Parekh makes it clear that Apple intends to continue to “invest across the board” in India. “We will invest in our coverage and being able to provide our products to more people, beyond tier one and tier two cities. We are seeing a lot of extension of sales of our products. We’re opening retail stores, and I think there’s a lot of opportunity to invest here,” he says.
Apple’s official retail presence in India now has 6 stores. Following the 2023 opening of Apple BKC in Mumbai and Apple Saket in Delhi, the retail expansion has seen significant momentum ion the last 12 months. Apple Hebbal in Bengaluru, Apple Koregaon Park in Pune, Apple Noida and Apple Borivali in Mumbai have since opened their large glass doors to customers.
Parekh and Apple have a long term vision for India. With a potential marker set five years down the road, Parekh insists the expectation is to grow significantly in comparative size and scale. “We expect to be much larger than what we are today,” he says. “It is our North Star to create the best possible products and services that impact people in a positive way,” he says, making it clear that “success is defined by the fact that we do that on a very broad scale in India.”
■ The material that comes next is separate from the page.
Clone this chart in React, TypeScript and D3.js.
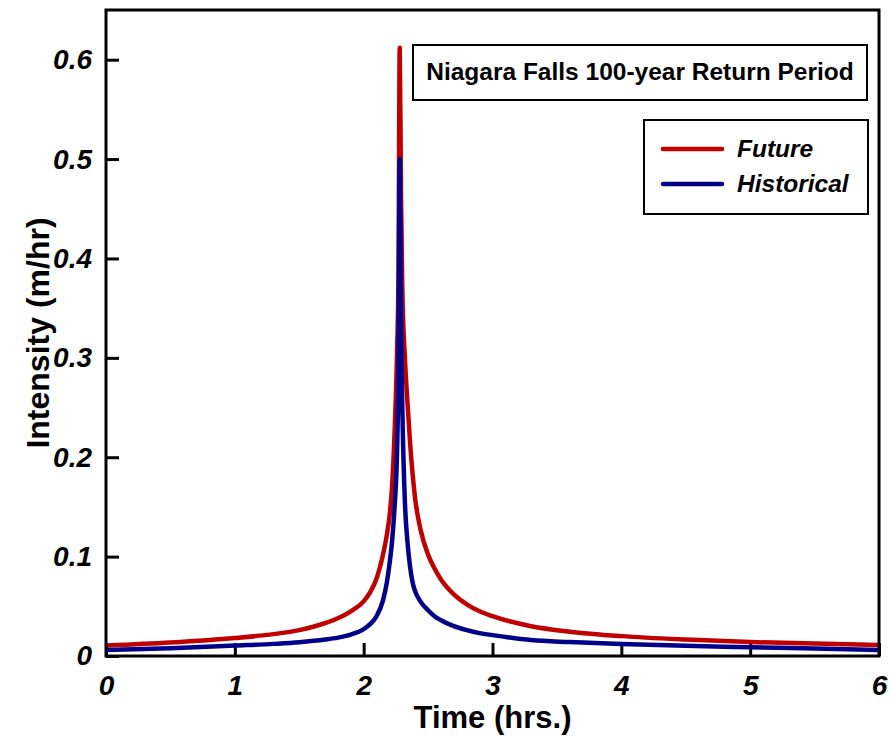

There is appreciation for the mix of vibrancy and depth India provides, with the company weighing much more beyond the often convenient collective metrics from the shop floor and shipment numbers. There is particular attention towards developers exhibiting creativity to solve problems as well as a local and global focus.
Two demonstrative developments underline this sentiment.
AI powered app creation for devs
Apple’s annual Swift Students Challenge which helps identify and support the next generation of designers, developers and entrepreneurs, saw a record number of entries and distinguished winners from India this year. The latter will be part of Apple’s annual developer conference, WWDC, in June.
Apple’s developer focus on India finds confidence rooted in momentum. In 2024, the App Store ecosystem in India facilitated close to ₹44.5 thousand crore rupees (that’s close to $5.3 billion) in billings and sales.
Catching them young, seems to be a commitment for Apple in India. Alongside the Swift Students Challenge, the company also has the iOS Student Developer program, a higher education partnership which currently has development centres at five universities in India including SRM Institute of Science and Technology in Chennai and MIT World Peace University in Pune.
At the core of this idea is enabling access to Macs and developer tools such as Xcode and Swift Playground for students. Parekh believes AI lowers the age barrier to app creation, thereby levelling the field globally. Provable, developed by Rehaan, a 14-year old student of the Bombay Scottish School, is a key example. This math learning app uses a block-based interface where students construct proofs by connecting logical steps.
Key to the momentum is Apple’s own Foundation Models framework, released late last year for developers. The 3-billion parameter on-device model is closely integrated with the Swift tool, and Indian app developers have also begun to utilise this across genres.
Diversity is perhaps best illustrated by Zoho using these models across its enterprise apps, and Indian app developer Parjanya Creative using them in their bedtime stories app called Katha Room, which tries to make mythology tales simpler and enjoyable for young listeners.
Signeasy, an enterprise e-signature tool developed in India, uses these models to summarise contracts, which tend to be long, laborious legal documents.
“It’s removed the age barrier, and it’s removed the barrier to learn another computing language. Now you can speak a natural language and actually focus on what you want to build instead of the process of doing it. I don’t understand Python coding, and now I don’t have to worry about that,” Parekh explains how AI models have widened the scope for developers.